As well as the additional bandwidth, enhanced speed and lower latency that 5G connectivity can bring, Argüeso sees the cloud, potentially using IBM’s public cloud delivery centres and Red Hat cloud platforms such as OpenShift for containerized developments, being at the heart of the enterprise service development.
And then there’s the edge. “The ability to deliver services from the telco edge is going to be critical to certain use cases… we have our Edge Application Manager that would be able to manage that kind of environment, comprising potentially hundreds of smaller data centres, and also Telco Network Cloud Manager, which can help to orchestrate different functions… not only for the first deployment but whenever upgrades come from the underlying infrastructure, be it firmware or the operating system or the middleware or applications,” notes Argüeso, who also points out that the multiple use cases supported by IBM’s Watson machine learning capabilities and existing IoT use cases can also be applied to service development.
And it’s clear that consultancy experience will also come into play here to enable enterprise requirements to be translated into services quickly and efficiently. “That’s what this boutique initiative tries to address in these small labs, with our consultants and the business owners,” says the IBM man, who says the first enterprise users are already being engaged and who also points to a similar engagement with AT&T in the US.
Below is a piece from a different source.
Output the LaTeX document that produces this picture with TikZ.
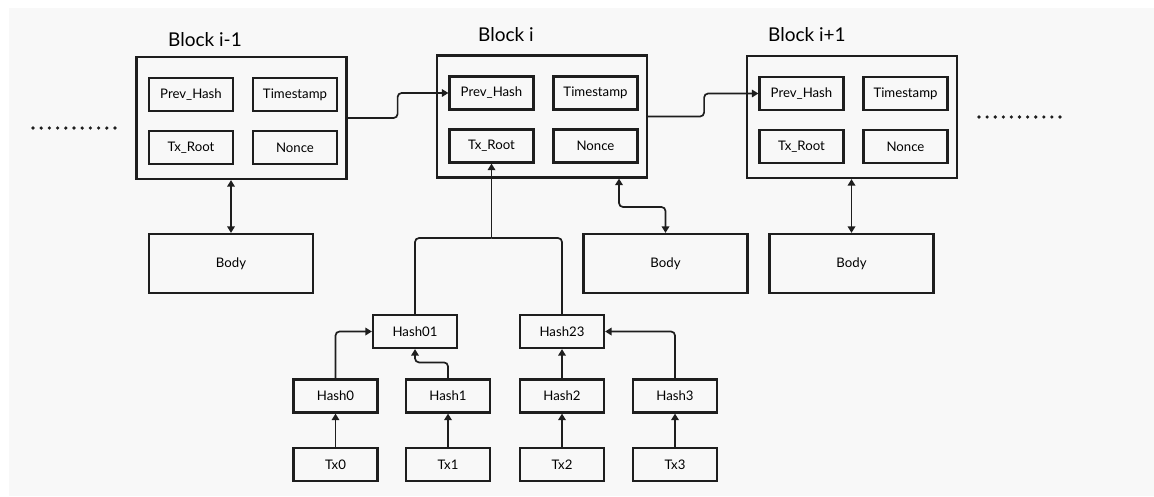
\documentclass[tikz,border=0pt]{standalone}
\usepackage{fontspec}
\setmainfont{Lato}
\usetikzlibrary{arrows.meta,calc}
\definecolor{bg}{HTML}{F8F8F8}
\definecolor{ink}{HTML}{1E1E1E}
\tikzset{
  blockbox/.style={draw=ink, line width=2.2pt, minimum width=210pt, minimum height=122pt, inner sep=0pt},
  fieldbox/.style={draw=ink, line width=2.2pt, minimum width=84pt, minimum height=33pt, inner sep=0pt, font=\fontsize{13.2}{14}\selectfont},
  bodybox/.style={draw=ink, line width=2.2pt, minimum width=164pt, minimum height=59pt, inner sep=0pt, font=\fontsize{13.2}{14}\selectfont},
  blocklabel/.style={anchor=west, inner sep=0pt, font=\fontsize{19}{20}\selectfont},
  conn/.style={draw=ink, line width=1.7pt, rounded corners=4pt},
  arr/.style={conn, -{Triangle[length=6.5pt,width=7.5pt]}},
  darr/.style={conn, {Triangle[length=6.5pt,width=7.5pt]}-{Triangle[length=6.5pt,width=7.5pt]}},
}
\begin{document}
\begin{tikzpicture}[x=1pt,y=-1pt]
\useasboundingbox (0,0) rectangle (1154,496);
\fill[white] (0,0) rectangle (1154,496);
\fill[bg] (9,8) rectangle (1154,496);

% blocks
\node[blockbox] (B0) at (241.5,118) {};
\node[blockbox] (B1) at (542,116.5) {};
\node[blockbox] (B2) at (852,117) {};

\node[blocklabel] (L0) at (168,40) {Block i-1};
\node[blocklabel] (L1) at (478,34.5) {Block i};
\node[blocklabel] (L2) at (768,34.5) {Block i+1};

% fields
\foreach \b in {0,1,2}{
  \node[fieldbox] (P\b) at ($(B\b.center)+(-50.5,-23.5)$) {Prev\_Hash};
  \node[fieldbox] (T\b) at ($(B\b.center)+(53.5,-23.5)$) {Timestamp};
  \node[fieldbox] (R\b) at ($(B\b.center)+(-50.5,29.5)$) {Tx\_Root};
  \node[fieldbox] (N\b) at ($(B\b.center)+(53.5,29.5)$) {Nonce};
}

% bodies
\node[bodybox] (D0) at (231,263.5) {Body};
\node[bodybox] (D1) at (665.5,263.5) {Body};
\node[bodybox] (D2) at (851.5,263.5) {Body};

% merkle tree
\node[fieldbox] (H01) at (415,331.5) {Hash01};
\node[fieldbox] (H23) at (562,331.5) {Hash23};
\node[fieldbox] (H0) at (335.5,396) {Hash0};
\node[fieldbox] (H1) at (448,396) {Hash1};
\node[fieldbox] (H2) at (562,396) {Hash2};
\node[fieldbox] (H3) at (675,396) {Hash3};
\node[fieldbox] (X0) at (335.5,464.5) {Tx0};
\node[fieldbox] (X1) at (448,464.5) {Tx1};
\node[fieldbox] (X2) at (562,464.5) {Tx2};
\node[fieldbox] (X3) at (675,464.5) {Tx3};

% chain links
\draw[arr] (B0.east) -- ++(50,0) |- (P1.west);
\draw[arr] (B1.east) -- ++(56,0) |- (P2.west);

% block-body links
\draw[darr] (B0.south -| D0.north) -- (D0.north);
\draw[darr] (B1.south -| 619,0) -- (619,207) -| (D1.north);
\draw[darr] (B2.south -| D2.north) -- (D2.north);

% merkle links
\coordinate (M) at (R1.south |- 0,238);
\draw[conn] (H01.north) |- (M);
\draw[conn] (H23.north) |- (M);
\draw[arr] (M) -- (R1.south);
\draw[arr] (H0.north) |- (H01.west);
\draw[arr] (H1.north) -- ++(0,-16) -| (H01.south);
\draw[arr] (H2.north) -- (H23.south);
\draw[arr] (H3.north) |- (H23.east);
\foreach \i in {0,1,2,3}{
  \draw[arr] (X\i.north) -- (H\i.south);
}

% continuation dots
\foreach \k in {0,...,10}{
  \fill[ink] (33+\k*8.2,128) circle (1.8pt);
  \fill[ink] (979+\k*8.1,117) circle (1.8pt);
}
\end{tikzpicture}
\end{document}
Key to this approach is multi-cloud capabilities and a broad ecosystem of partners that can offer their specialisms into the mix, and this is where IBM’s bigger recent push into the next-gen, cloud-oriented telecoms arena comes into play.
Earlier this month IBM unveiled its Cloud for Telecommunications strategy, which pulls together the capabilities of a broad range of partners, from infrastructure giants such as Nokia, Cisco, Intel, HPE and Dell to digital platform specialists such as Matrixx Software and Enghouse Interactive, to help CSPs get the most out of their next generation network investments and create and deliver services using whichever cloud platform makes the most sense, including the public cloud platforms of AWS, Azure and Google. (See IBM unveils its Cloud for Telecoms and an impressive posse of partners.)
That kind of approach will look more and more appealing to the CSPs desperate to identify and capitalize on any business opportunities that might help them develop a return-on-investment story for their 5G and associated telco cloud developments.
Argüeso says the Bouygues Telecom relationship is just one of a number of similar engagements the tech giant has with CSPs, with others set to be unveiled in the coming months.
It’s possible that, with its IT, cloud, AI and security heritage and know-how and with the technology and cultural boost the Red Hat acquisition has given it, IBM could play a pivotal role in the development of the new telecoms era. But there’s an awful lot it will need to get right in the next few years if that aspiration is to become a reality, and there will be plenty of other big names looking to do play the exact same role.